Collected data:
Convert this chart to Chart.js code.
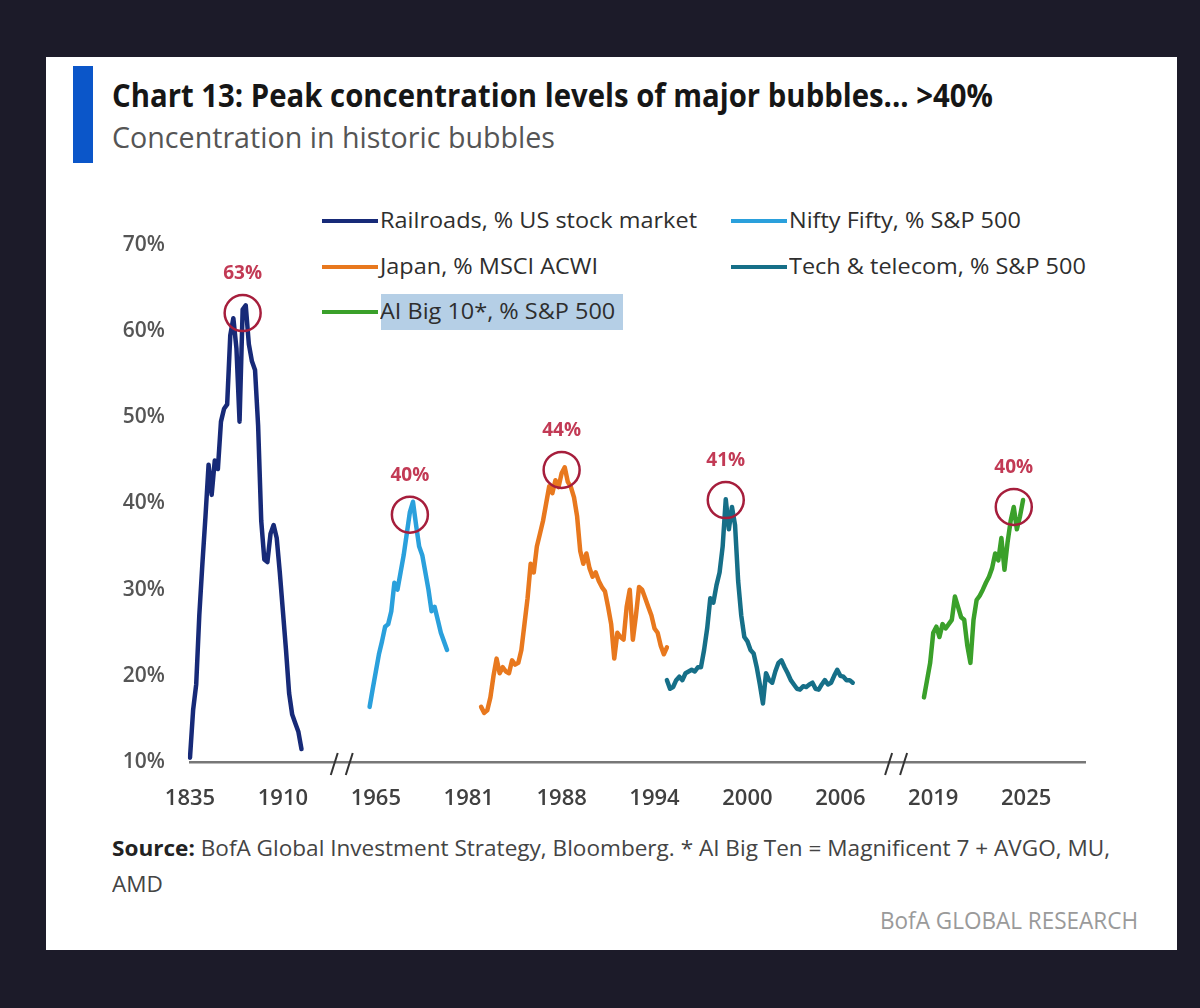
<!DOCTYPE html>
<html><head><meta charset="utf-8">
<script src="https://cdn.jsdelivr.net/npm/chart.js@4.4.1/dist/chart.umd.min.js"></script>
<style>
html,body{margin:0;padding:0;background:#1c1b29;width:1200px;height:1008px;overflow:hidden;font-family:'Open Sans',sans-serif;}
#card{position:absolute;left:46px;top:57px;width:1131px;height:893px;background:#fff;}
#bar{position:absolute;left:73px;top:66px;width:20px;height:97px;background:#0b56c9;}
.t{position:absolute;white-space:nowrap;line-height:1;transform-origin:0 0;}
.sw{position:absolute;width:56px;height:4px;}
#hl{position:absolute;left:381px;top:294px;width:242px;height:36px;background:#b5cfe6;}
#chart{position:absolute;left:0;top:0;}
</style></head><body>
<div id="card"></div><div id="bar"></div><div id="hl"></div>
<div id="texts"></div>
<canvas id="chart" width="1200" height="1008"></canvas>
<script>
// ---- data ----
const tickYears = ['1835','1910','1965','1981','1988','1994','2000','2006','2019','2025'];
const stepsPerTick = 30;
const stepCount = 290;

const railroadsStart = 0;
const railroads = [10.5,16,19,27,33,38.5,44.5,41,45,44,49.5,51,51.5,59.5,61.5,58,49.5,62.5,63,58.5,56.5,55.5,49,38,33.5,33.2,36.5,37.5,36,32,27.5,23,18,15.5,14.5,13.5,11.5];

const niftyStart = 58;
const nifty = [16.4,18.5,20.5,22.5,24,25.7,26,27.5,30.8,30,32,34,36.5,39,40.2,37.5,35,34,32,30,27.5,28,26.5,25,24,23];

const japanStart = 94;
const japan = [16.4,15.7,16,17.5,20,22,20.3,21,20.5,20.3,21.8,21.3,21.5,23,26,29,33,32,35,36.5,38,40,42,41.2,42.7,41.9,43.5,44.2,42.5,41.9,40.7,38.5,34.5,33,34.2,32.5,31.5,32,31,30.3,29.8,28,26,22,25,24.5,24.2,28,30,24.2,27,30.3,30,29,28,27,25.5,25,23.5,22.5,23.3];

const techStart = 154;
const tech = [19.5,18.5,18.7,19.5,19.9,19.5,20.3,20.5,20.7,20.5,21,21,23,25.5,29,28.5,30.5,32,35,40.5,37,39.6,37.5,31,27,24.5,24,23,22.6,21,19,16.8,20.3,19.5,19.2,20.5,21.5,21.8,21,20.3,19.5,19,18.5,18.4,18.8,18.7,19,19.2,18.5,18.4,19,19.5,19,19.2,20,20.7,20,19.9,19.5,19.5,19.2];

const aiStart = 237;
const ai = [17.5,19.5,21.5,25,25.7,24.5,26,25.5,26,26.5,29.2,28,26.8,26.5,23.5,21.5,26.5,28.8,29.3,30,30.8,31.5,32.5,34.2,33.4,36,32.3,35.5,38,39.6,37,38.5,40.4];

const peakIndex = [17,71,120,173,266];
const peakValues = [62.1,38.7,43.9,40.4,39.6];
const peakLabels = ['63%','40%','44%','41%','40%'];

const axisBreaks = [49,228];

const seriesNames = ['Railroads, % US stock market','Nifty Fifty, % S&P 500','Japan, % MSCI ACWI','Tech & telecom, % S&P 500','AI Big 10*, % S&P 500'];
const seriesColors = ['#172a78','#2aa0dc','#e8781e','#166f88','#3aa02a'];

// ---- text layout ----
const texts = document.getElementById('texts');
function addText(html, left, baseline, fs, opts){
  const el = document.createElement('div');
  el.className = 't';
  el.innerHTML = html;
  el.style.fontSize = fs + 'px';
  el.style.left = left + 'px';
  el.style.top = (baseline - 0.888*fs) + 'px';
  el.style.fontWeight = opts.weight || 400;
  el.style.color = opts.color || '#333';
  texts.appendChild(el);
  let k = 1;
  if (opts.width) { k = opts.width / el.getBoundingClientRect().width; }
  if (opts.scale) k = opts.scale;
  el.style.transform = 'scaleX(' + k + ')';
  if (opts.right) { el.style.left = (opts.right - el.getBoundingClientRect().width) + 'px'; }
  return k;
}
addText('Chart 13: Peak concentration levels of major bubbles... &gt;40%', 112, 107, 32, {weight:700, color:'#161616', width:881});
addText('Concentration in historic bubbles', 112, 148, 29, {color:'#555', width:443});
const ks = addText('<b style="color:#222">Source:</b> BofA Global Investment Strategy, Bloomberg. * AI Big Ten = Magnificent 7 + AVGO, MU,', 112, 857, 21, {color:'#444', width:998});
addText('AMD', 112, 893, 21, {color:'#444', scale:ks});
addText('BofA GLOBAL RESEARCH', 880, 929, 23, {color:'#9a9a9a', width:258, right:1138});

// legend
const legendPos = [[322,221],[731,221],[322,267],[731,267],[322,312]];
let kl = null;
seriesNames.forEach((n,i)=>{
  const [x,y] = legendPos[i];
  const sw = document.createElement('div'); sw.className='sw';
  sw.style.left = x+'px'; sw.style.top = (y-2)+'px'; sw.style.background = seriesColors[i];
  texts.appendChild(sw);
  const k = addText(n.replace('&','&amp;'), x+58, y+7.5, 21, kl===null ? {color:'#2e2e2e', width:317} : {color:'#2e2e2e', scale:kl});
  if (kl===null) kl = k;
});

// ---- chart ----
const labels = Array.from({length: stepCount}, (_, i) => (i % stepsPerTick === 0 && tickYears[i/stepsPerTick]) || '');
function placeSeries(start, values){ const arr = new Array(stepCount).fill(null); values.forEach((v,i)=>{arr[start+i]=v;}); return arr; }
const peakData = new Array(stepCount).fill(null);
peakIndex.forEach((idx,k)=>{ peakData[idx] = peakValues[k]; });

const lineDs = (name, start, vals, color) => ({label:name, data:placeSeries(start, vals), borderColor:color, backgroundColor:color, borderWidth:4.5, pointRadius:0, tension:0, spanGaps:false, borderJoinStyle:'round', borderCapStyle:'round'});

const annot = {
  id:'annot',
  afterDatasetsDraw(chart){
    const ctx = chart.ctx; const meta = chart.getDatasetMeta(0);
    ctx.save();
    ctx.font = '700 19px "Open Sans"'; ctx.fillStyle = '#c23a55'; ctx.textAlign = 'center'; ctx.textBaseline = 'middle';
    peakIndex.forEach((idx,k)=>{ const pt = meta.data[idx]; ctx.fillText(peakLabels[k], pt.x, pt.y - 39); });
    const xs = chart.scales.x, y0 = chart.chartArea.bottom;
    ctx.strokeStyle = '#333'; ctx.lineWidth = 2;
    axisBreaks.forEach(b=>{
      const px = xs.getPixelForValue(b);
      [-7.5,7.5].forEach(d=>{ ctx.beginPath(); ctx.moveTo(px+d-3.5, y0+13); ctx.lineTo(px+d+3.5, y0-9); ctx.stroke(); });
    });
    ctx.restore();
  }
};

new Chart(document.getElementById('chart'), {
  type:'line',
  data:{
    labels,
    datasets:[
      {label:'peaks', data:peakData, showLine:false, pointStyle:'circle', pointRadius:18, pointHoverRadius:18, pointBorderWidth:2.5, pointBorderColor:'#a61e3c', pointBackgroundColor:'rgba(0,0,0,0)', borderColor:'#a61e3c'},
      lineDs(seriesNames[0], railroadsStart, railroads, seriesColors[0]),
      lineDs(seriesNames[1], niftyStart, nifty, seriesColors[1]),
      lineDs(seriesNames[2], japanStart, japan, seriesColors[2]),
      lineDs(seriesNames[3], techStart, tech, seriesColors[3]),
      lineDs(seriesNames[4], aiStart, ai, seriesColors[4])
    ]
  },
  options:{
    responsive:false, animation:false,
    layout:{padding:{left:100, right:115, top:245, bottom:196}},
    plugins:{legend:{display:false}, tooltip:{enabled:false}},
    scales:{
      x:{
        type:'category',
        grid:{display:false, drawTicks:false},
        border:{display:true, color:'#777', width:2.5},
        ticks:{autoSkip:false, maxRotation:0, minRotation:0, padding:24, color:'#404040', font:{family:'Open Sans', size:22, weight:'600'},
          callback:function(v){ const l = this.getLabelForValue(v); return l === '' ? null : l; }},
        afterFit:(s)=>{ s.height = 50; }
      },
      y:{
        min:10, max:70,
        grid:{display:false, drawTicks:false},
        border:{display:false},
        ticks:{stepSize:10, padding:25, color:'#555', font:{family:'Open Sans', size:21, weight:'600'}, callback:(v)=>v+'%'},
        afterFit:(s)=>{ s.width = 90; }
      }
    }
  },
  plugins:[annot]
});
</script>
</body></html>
* * *
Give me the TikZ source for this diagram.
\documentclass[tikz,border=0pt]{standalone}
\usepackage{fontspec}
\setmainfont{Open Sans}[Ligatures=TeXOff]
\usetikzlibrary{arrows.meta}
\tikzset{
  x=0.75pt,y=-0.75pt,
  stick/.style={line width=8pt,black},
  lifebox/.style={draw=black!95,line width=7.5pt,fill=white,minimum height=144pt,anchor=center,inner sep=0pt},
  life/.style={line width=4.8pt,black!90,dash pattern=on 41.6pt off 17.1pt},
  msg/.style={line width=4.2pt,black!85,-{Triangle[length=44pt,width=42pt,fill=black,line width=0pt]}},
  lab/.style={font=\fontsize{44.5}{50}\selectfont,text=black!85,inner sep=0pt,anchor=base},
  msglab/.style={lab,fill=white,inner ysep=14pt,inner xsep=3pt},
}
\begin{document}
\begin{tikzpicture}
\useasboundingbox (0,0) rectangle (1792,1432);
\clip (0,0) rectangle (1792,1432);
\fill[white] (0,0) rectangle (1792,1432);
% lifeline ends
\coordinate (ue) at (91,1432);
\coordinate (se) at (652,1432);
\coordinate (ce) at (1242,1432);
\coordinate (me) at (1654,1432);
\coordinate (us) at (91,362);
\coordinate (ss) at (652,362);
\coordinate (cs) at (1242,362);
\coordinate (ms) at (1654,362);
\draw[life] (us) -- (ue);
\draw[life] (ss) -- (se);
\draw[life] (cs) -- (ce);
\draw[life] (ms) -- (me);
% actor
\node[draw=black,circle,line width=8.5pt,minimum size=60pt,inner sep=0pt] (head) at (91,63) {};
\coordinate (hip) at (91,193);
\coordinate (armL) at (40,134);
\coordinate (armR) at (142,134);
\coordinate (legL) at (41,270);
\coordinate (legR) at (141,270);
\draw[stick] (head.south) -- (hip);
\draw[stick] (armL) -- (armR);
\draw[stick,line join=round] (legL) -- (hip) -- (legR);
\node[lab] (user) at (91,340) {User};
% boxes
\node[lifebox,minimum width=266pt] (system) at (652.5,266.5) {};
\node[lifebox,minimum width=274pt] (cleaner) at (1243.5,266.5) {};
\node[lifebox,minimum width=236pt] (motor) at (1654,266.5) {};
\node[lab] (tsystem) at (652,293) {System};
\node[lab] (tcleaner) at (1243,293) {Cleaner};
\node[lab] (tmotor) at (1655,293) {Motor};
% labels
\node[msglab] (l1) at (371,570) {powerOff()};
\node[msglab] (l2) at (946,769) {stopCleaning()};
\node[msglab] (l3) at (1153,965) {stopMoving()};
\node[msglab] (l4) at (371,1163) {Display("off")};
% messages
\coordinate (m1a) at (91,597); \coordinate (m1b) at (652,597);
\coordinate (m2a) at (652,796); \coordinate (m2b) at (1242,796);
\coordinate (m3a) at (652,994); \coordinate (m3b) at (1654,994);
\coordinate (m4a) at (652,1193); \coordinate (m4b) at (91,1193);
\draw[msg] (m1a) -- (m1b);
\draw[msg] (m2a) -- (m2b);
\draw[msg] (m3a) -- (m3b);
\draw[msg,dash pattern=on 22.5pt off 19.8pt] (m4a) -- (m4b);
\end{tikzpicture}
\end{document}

DIRECTIVE →
Set down the lines running from the one with "Convert this chart to Chart.js code." through the one with "const stepCount = 290;", both ends kept, exactly and with no pictures.

THE RESULT →
Convert this chart to Chart.js code.
<!DOCTYPE html>
<html><head><meta charset="utf-8">
<script src="https://cdn.jsdelivr.net/npm/chart.js@4.4.1/dist/chart.umd.min.js"></script>
<style>
html,body{margin:0;padding:0;background:#1c1b29;width:1200px;height:1008px;overflow:hidden;font-family:'Open Sans',sans-serif;}
#card{position:absolute;left:46px;top:57px;width:1131px;height:893px;background:#fff;}
#bar{position:absolute;left:73px;top:66px;width:20px;height:97px;background:#0b56c9;}
.t{position:absolute;white-space:nowrap;line-height:1;transform-origin:0 0;}
.sw{position:absolute;width:56px;height:4px;}
#hl{position:absolute;left:381px;top:294px;width:242px;height:36px;background:#b5cfe6;}
#chart{position:absolute;left:0;top:0;}
</style></head><body>
<div id="card"></div><div id="bar"></div><div id="hl"></div>
<div id="texts"></div>
<canvas id="chart" width="1200" height="1008"></canvas>
<script>
// ---- data ----
const tickYears = ['1835','1910','1965','1981','1988','1994','2000','2006','2019','2025'];
const stepsPerTick = 30;
const stepCount = 290;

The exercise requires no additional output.